Silvero: Sou do interior do Ceará, de Mombaça. Logo, minhas referências são a política de cabresto, o oportunismo político e a falta de assistência. Minha maior referência é uma história vivida na pele sobre falta de oportunidades
OP: Por que você decidiu ir de Gisele Almodóvar (alter ego feminino de Silvero) à première e à coletiva de imprensa de Bacurau? Como foi a recepção das pessoas?
Silvero: Gisele também sou eu. Desde pequeno me visto de mulher, porém, por medo, sempre me escondi. Em Cannes foi minha maneira de rasgar a camisa com super "S" (de Super ou de Ser Silvero) e mostrar o orgulho de ser quem sou e que ninguém deve ditar como (o outro) deve ser.
OP: Como se deu a escolha do seu figurino para cruzar o Tapete Vermelho de Cannes?
Silvero: É simples, eu quis me vestir assim. E assim fui feliz. Principalmente, usando um vestido e adereços de cearenses (Lindemberg Fernandes e Soul Padma, respectivamente). Essa foi mais uma oportunidade de dizer a tantas outras (pessoas) que estão com medo de assumir que, de alguma forma, vejam essa referência e tenham coragem de romper a violência de gênero, e vivam a diversidade e a liberdade.
OP: A que se deveu sua opção de usar grifes cearenses?
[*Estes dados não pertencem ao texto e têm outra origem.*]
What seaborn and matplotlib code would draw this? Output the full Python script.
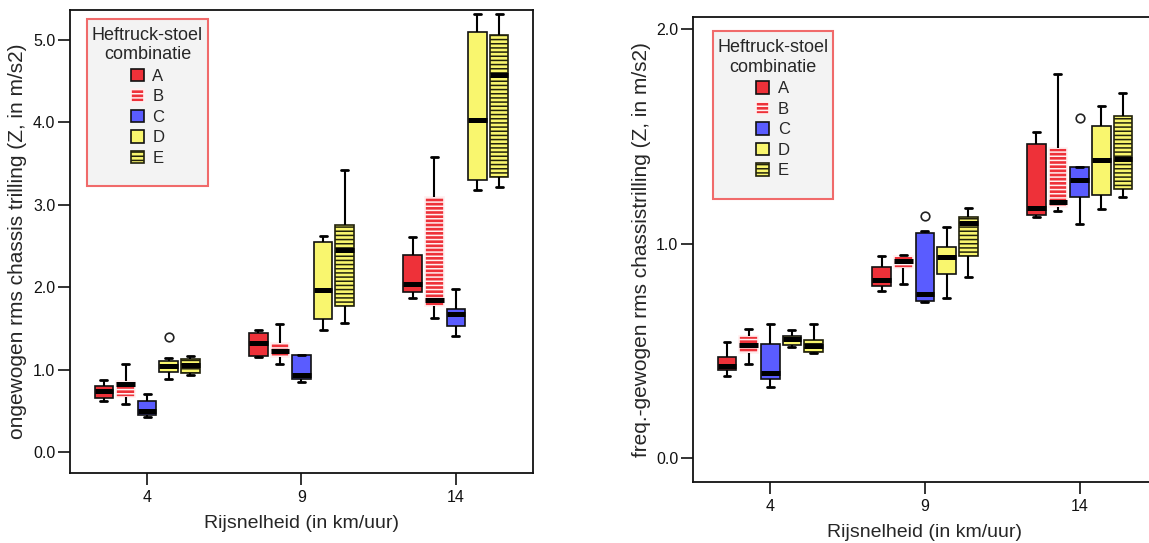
import matplotlib
matplotlib.use("Agg")
import matplotlib.pyplot as plt
from matplotlib.patches import Patch, Rectangle
from matplotlib.ticker import FormatStrFormatter
import numpy as np
import pandas as pd
import seaborn as sns

speeds = ["4", "9", "14"]
combos = ["A", "B", "C", "D", "E"]

# Unweighted rms chassis vibration: five-number summary, speed-major, combination-minor
ruw_min = [0.62, 0.58, 0.42, 0.89, 0.94,
           1.15, 1.07, 0.85, 1.48, 1.57,
           1.87, 1.63, 1.41, 3.18, 3.21]
ruw_q1 = [0.66, 0.67, 0.45, 0.97, 0.955,
          1.165, 1.15, 0.88, 1.61, 1.77,
          1.94, 1.77, 1.53, 3.30, 3.34]
ruw_med = [0.74, 0.825, 0.50, 1.04, 1.06,
           1.32, 1.23, 0.93, 1.96, 2.45,
           2.04, 1.85, 1.675, 4.03, 4.57]
ruw_q3 = [0.80, 0.86, 0.62, 1.11, 1.13,
          1.44, 1.32, 1.18, 2.55, 2.755,
          2.39, 3.09, 1.735, 5.10, 5.06]
ruw_max = [0.87, 1.07, 0.70, 1.14, 1.16,
           1.48, 1.55, 1.18, 2.62, 3.42,
           2.61, 3.58, 1.98, 5.32, 5.32]
ruw_outliers = [("4", "D", 1.39)]

# Frequency-weighted rms chassis vibration
freq_min = [0.38, 0.437, 0.333, 0.516, 0.49,
            0.78, 0.81, 0.725, 0.747, 0.845,
            1.125, 1.15, 1.09, 1.162, 1.218]
freq_q1 = [0.41, 0.49, 0.367, 0.525, 0.494,
           0.80, 0.884, 0.73, 0.856, 0.942,
           1.133, 1.17, 1.218, 1.226, 1.253]
freq_med = [0.43, 0.527, 0.395, 0.553, 0.52,
            0.83, 0.918, 0.765, 0.935, 1.097,
            1.164, 1.193, 1.296, 1.39, 1.395]
freq_q3 = [0.47, 0.57, 0.53, 0.567, 0.55,
           0.89, 0.94, 1.05, 0.985, 1.125,
           1.465, 1.447, 1.358, 1.55, 1.594]
freq_max = [0.54, 0.60, 0.625, 0.597, 0.625,
            0.94, 0.946, 1.058, 1.078, 1.167,
            1.52, 1.79, 1.358, 1.64, 1.70]
freq_outliers = [("9", "C", 1.128), ("14", "C", 1.585)]

fill_colors = {"A": "#EE3139", "B": "#EE3139", "C": "#5A5CFF",
               "D": "#F9F66E", "E": "#F9F66E"}
edge_colors = {"A": "#111111", "B": "#FFF0F0", "C": "#111111",
               "D": "#111111", "E": "#22220C"}
hatches = {"A": None, "B": "----", "C": None, "D": None, "E": "----"}

sns.set_style("ticks")
plt.rcParams["font.family"] = ["Liberation Sans", "DejaVu Sans"]
plt.rcParams["hatch.linewidth"] = 1.1

BOX_WIDTH = 0.7
N = len(combos)
SLOT = BOX_WIDTH / N


def long_table(lo, q1, med, q3, hi):
    rows = []
    for i, stats in enumerate(zip(lo, q1, med, q3, hi)):
        for v in stats:
            rows.append({"snelheid": speeds[i // N],
                         "combinatie": combos[i % N],
                         "waarde": v})
    return pd.DataFrame(rows)


def draw_panel(ax, df, outliers, ylim, yticks, ylabel, legend_box):
    sns.boxplot(data=df, x="snelheid", y="waarde", hue="combinatie",
                order=speeds, hue_order=combos, palette=fill_colors,
                width=BOX_WIDTH, gap=0.14, whis=(0, 100), saturation=1,
                linewidth=1.2, linecolor="#111111", legend=False, ax=ax,
                medianprops=dict(color="black", linewidth=3.6,
                                 solid_capstyle="butt"),
                whiskerprops=dict(color="black", linewidth=1.5),
                capprops=dict(color="black", linewidth=2.0),
                capwidths=0.045)

    # striped variants (B, E)
    for patch in ax.patches:
        ext = patch.get_path().get_extents()
        cx = (ext.x0 + ext.x1) / 2
        k = int(round((cx - round(cx)) / SLOT)) + N // 2
        c = combos[k]
        patch.set_edgecolor(edge_colors[c])
        if hatches[c]:
            patch.set_hatch(hatches[c])

    # outlying observations
    for spd, comb, val in outliers:
        x = speeds.index(spd) + (combos.index(comb) - N // 2) * SLOT
        ax.plot([x], [val], marker="o", ms=6.2, mfc="none", mec="#222222",
                mew=1.2, ls="none", zorder=5)

    ax.set_xlim(-0.5, 2.5)
    ax.set_ylim(*ylim)
    ax.set_yticks(yticks)
    ax.yaxis.set_major_formatter(FormatStrFormatter("%.1f"))
    ax.set_xlabel("Rijsnelheid (in km/uur)", fontsize=14, labelpad=7)
    ax.set_ylabel(ylabel, fontsize=15, labelpad=4)
    for s in ax.spines.values():
        s.set_visible(True)
        s.set_linewidth(1.3)
        s.set_color("#111111")
    ax.tick_params(direction="out", length=8.5, width=1.2, labelsize=11.5,
                   pad=2, colors="#111111")
    ax.tick_params(axis="x", pad=4)

    # legend frame and entries
    bx, by, bw, bh = legend_box
    ax.add_patch(Rectangle((bx, by), bw, bh, transform=ax.transAxes,
                           facecolor="#F3F3F3", edgecolor="#F06A6A",
                           linewidth=1.5, zorder=6, clip_on=False))
    handles = [Patch(facecolor=fill_colors[c], edgecolor=edge_colors[c],
                     hatch=hatches[c], linewidth=1.2) for c in combos]
    leg = ax.legend(handles, combos, title="Heftruck-stoel\ncombinatie",
                    loc="upper center",
                    bbox_to_anchor=(bx + bw / 2, by + bh + 0.008),
                    frameon=False, fontsize=12, title_fontsize=13,
                    handlelength=0.8, handleheight=0.8, handletextpad=0.5,
                    labelspacing=0.32, borderpad=0.2)
    leg._legend_box.align = "center"
    leg.get_title().set_multialignment("center")
    leg.set_zorder(7)


fig = plt.figure(figsize=(11.49, 5.43), dpi=100)
ax1 = fig.add_axes([0.0609, 0.1289, 0.4030, 0.8527])
ax2 = fig.add_axes([0.6031, 0.1123, 0.4038, 0.8564])

draw_panel(ax1, long_table(ruw_min, ruw_q1, ruw_med, ruw_q3, ruw_max),
           ruw_outliers, (-0.255, 5.364), [0, 1, 2, 3, 4, 5],
           "ongewogen rms chassis trilling (Z, in m/s2)",
           (0.0367, 0.620, 0.261, 0.361))
draw_panel(ax2, long_table(freq_min, freq_q1, freq_med, freq_q3, freq_max),
           freq_outliers, (-0.112, 2.056), [0, 1, 2],
           "freq.-gewogen rms chassistrilling (Z, in m/s2)",
           (0.0431, 0.6086, 0.2586, 0.361))

fig.savefig("out.png", dpi=100)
Silvero: Decido trazer o Ceará comigo. Procurei pessoas, artistas que admiro e quis fazer essa entrada carregando meu Estado junto. Hoje (quinta-feira) fomos eleitos (pelo site norte-americano especializado em estilo feminino Pure Wow) uma das celebridades mais bem-vestidas no Festival de Cannes deste ano, ao lado das atrizes Julianne Moore (que passou pelo tapete vermelho usando uma criação do estilista colombiano radicado em Paris (Haider Ackermann), Tilda Swinton e Selena Gomez (ambas vestindo a grife francesa Louis Vuitton).
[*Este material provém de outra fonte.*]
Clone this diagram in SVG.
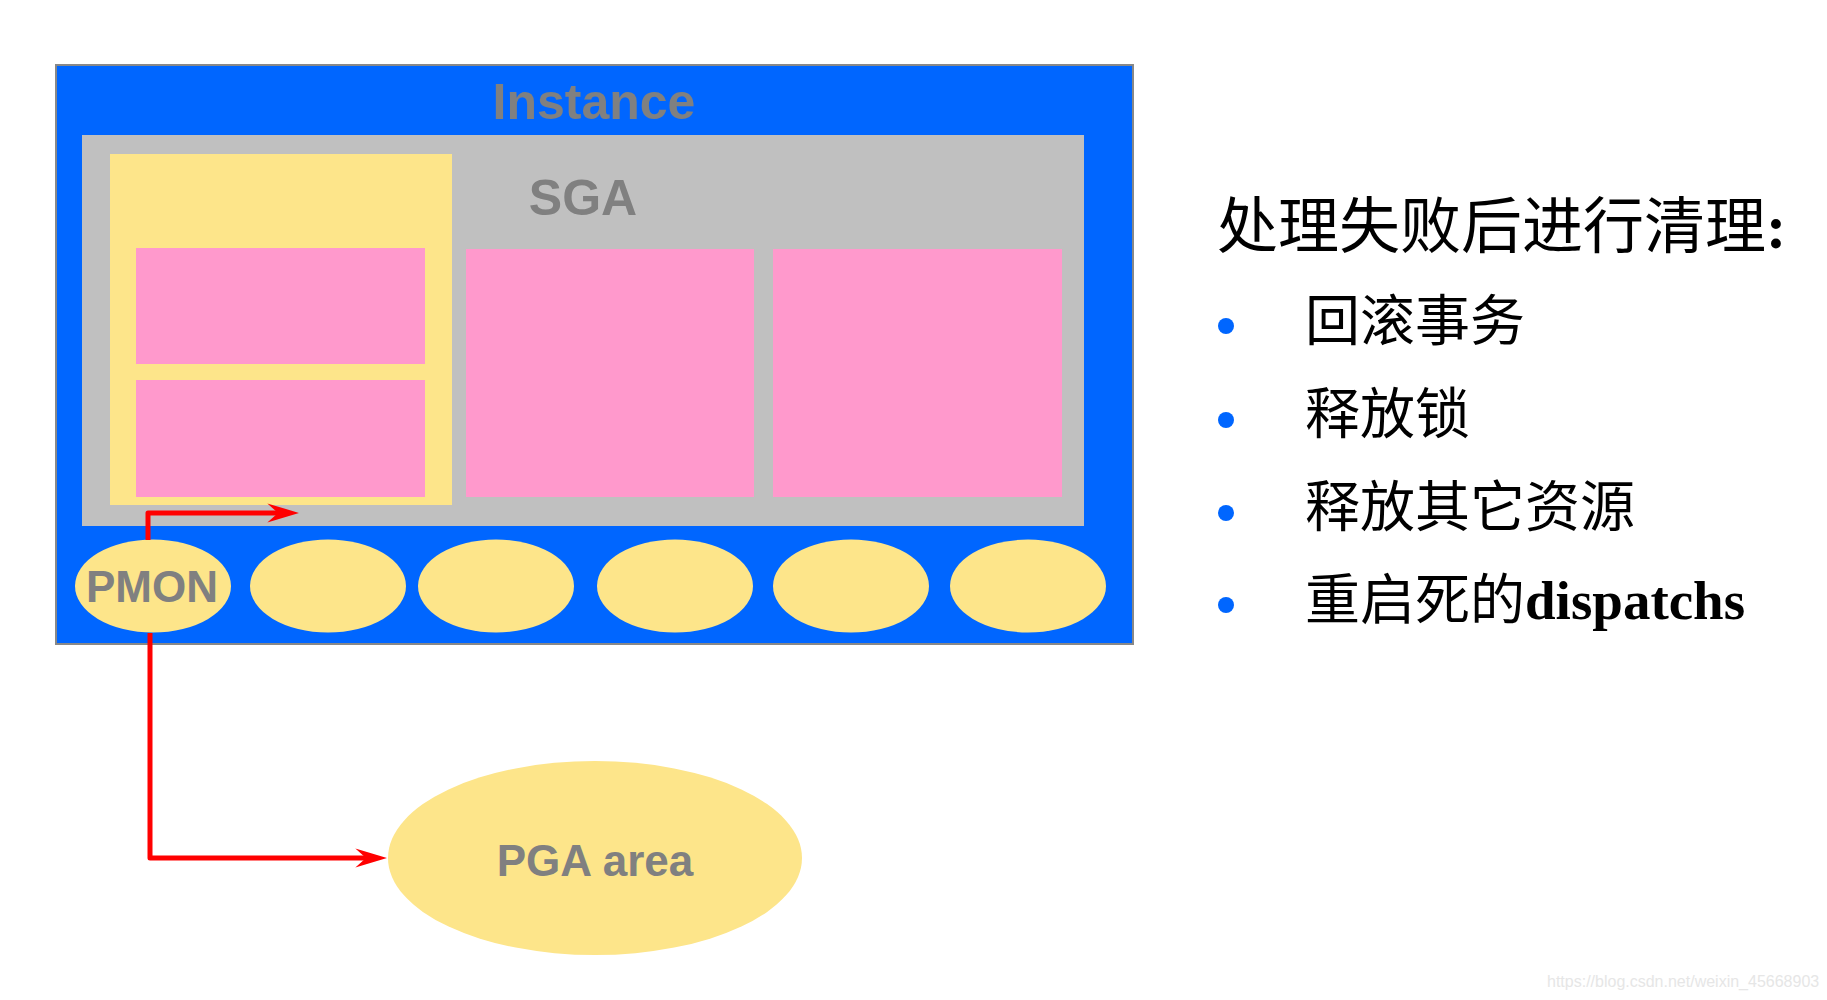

OP: Na sua opinião, qual a relação que Bacurau (e de seu personagem no filme) com o momento atual do Brasil?
Silvero: Bacurau é um recorte do Brasil de sempre. Uma panela de pressão social. Tem todas as referências atuais presentes no filme, desde a política de interesses, a educação desconstruída, a arte como ambiente de identidade e os oprimidos como verdadeiros donos de uma nação. Bacurau traz em película a metáfora da frase "O gigante acordou". É um grito de revolução urgente.
OP: Como está sendo a experiência de participar de um dos maiores festivais de cinema do mundo?
Silvero: Cannes está sendo uma experiência surreal. Há anos tudo isso era sonho para mim. Hoje, me vejo forte, potente e mais feliz com minha escolha pelo ofício do teatro, pelos professores que tive, pela família que tenho e pela minha consciência enquanto pessoa num espaço coletivo.